— DATASET SECTION —
========================================

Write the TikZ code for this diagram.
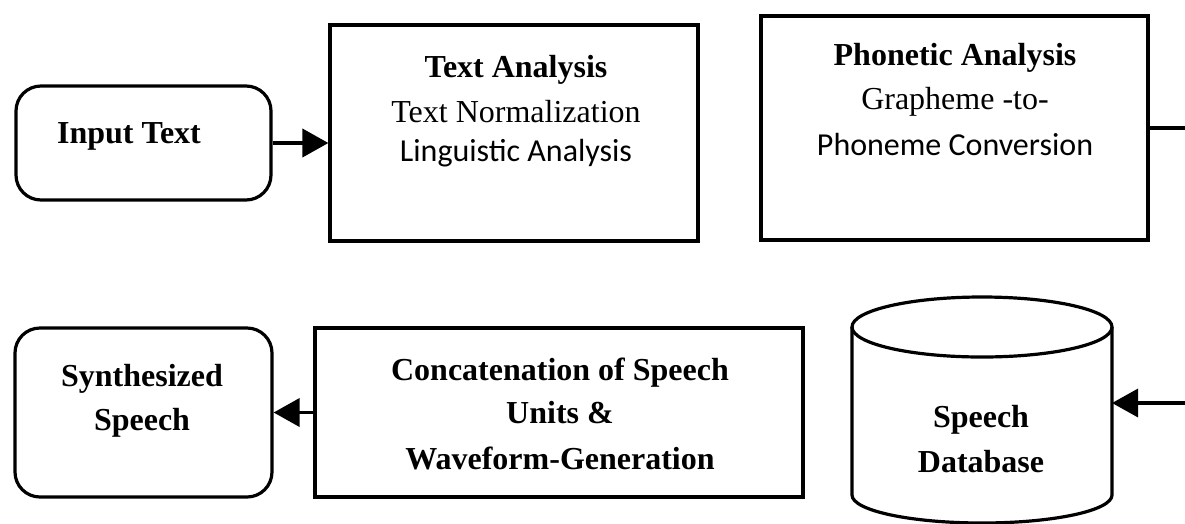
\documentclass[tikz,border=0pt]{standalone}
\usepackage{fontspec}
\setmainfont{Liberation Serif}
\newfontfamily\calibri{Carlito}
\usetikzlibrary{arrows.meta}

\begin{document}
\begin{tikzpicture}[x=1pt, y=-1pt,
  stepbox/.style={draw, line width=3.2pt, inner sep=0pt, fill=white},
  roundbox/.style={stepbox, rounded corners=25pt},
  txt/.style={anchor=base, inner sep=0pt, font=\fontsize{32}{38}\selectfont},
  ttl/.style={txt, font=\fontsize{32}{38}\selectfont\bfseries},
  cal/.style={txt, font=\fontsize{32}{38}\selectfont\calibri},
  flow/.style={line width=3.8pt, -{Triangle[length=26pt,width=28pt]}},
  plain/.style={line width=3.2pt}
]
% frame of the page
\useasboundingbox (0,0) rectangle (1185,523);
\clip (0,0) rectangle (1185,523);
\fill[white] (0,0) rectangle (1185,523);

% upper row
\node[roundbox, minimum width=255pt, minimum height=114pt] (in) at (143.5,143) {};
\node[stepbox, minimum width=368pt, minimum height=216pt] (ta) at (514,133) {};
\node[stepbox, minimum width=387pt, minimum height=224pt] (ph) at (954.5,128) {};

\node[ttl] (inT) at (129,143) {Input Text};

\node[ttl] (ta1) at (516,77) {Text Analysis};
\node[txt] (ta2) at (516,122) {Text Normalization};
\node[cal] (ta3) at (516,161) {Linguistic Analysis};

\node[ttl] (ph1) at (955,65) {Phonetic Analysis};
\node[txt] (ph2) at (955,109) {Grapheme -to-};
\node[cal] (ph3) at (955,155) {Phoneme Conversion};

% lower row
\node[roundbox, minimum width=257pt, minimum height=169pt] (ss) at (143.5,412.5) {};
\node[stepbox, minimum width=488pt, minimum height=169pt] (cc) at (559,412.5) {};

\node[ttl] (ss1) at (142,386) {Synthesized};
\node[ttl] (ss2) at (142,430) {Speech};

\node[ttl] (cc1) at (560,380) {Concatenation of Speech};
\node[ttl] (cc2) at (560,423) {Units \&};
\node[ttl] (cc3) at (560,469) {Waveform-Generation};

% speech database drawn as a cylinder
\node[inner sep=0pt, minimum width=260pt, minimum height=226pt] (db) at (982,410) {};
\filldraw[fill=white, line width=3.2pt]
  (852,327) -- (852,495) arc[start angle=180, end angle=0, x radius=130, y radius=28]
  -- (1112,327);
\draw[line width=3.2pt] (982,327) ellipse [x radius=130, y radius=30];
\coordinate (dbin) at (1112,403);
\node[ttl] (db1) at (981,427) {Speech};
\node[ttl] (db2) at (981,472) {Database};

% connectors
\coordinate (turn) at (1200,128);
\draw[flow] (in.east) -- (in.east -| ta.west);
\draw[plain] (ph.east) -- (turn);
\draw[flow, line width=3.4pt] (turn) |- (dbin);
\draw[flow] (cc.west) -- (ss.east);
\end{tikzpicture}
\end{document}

========================================

— WHAT YOU ARE ASKED TO DO —
Take the listing and print it again exactly, but without any pictures.

— RESPONSE FOR THIS EXERCISE —
Write the TikZ code for this diagram.
\documentclass[tikz,border=0pt]{standalone}
\usepackage{fontspec}
\setmainfont{Liberation Serif}
\newfontfamily\calibri{Carlito}
\usetikzlibrary{arrows.meta}

\begin{document}
\begin{tikzpicture}[x=1pt, y=-1pt,
  stepbox/.style={draw, line width=3.2pt, inner sep=0pt, fill=white},
  roundbox/.style={stepbox, rounded corners=25pt},
  txt/.style={anchor=base, inner sep=0pt, font=\fontsize{32}{38}\selectfont},
  ttl/.style={txt, font=\fontsize{32}{38}\selectfont\bfseries},
  cal/.style={txt, font=\fontsize{32}{38}\selectfont\calibri},
  flow/.style={line width=3.8pt, -{Triangle[length=26pt,width=28pt]}},
  plain/.style={line width=3.2pt}
]
% frame of the page
\useasboundingbox (0,0) rectangle (1185,523);
\clip (0,0) rectangle (1185,523);
\fill[white] (0,0) rectangle (1185,523);

% upper row
\node[roundbox, minimum width=255pt, minimum height=114pt] (in) at (143.5,143) {};
\node[stepbox, minimum width=368pt, minimum height=216pt] (ta) at (514,133) {};
\node[stepbox, minimum width=387pt, minimum height=224pt] (ph) at (954.5,128) {};

\node[ttl] (inT) at (129,143) {Input Text};

\node[ttl] (ta1) at (516,77) {Text Analysis};
\node[txt] (ta2) at (516,122) {Text Normalization};
\node[cal] (ta3) at (516,161) {Linguistic Analysis};

\node[ttl] (ph1) at (955,65) {Phonetic Analysis};
\node[txt] (ph2) at (955,109) {Grapheme -to-};
\node[cal] (ph3) at (955,155) {Phoneme Conversion};

% lower row
\node[roundbox, minimum width=257pt, minimum height=169pt] (ss) at (143.5,412.5) {};
\node[stepbox, minimum width=488pt, minimum height=169pt] (cc) at (559,412.5) {};

\node[ttl] (ss1) at (142,386) {Synthesized};
\node[ttl] (ss2) at (142,430) {Speech};

\node[ttl] (cc1) at (560,380) {Concatenation of Speech};
\node[ttl] (cc2) at (560,423) {Units \&};
\node[ttl] (cc3) at (560,469) {Waveform-Generation};

% speech database drawn as a cylinder
\node[inner sep=0pt, minimum width=260pt, minimum height=226pt] (db) at (982,410) {};
\filldraw[fill=white, line width=3.2pt]
  (852,327) -- (852,495) arc[start angle=180, end angle=0, x radius=130, y radius=28]
  -- (1112,327);
\draw[line width=3.2pt] (982,327) ellipse [x radius=130, y radius=30];
\coordinate (dbin) at (1112,403);
\node[ttl] (db1) at (981,427) {Speech};
\node[ttl] (db2) at (981,472) {Database};

% connectors
\coordinate (turn) at (1200,128);
\draw[flow] (in.east) -- (in.east -| ta.west);
\draw[plain] (ph.east) -- (turn);
\draw[flow, line width=3.4pt] (turn) |- (dbin);
\draw[flow] (cc.west) -- (ss.east);
\end{tikzpicture}
\end{document}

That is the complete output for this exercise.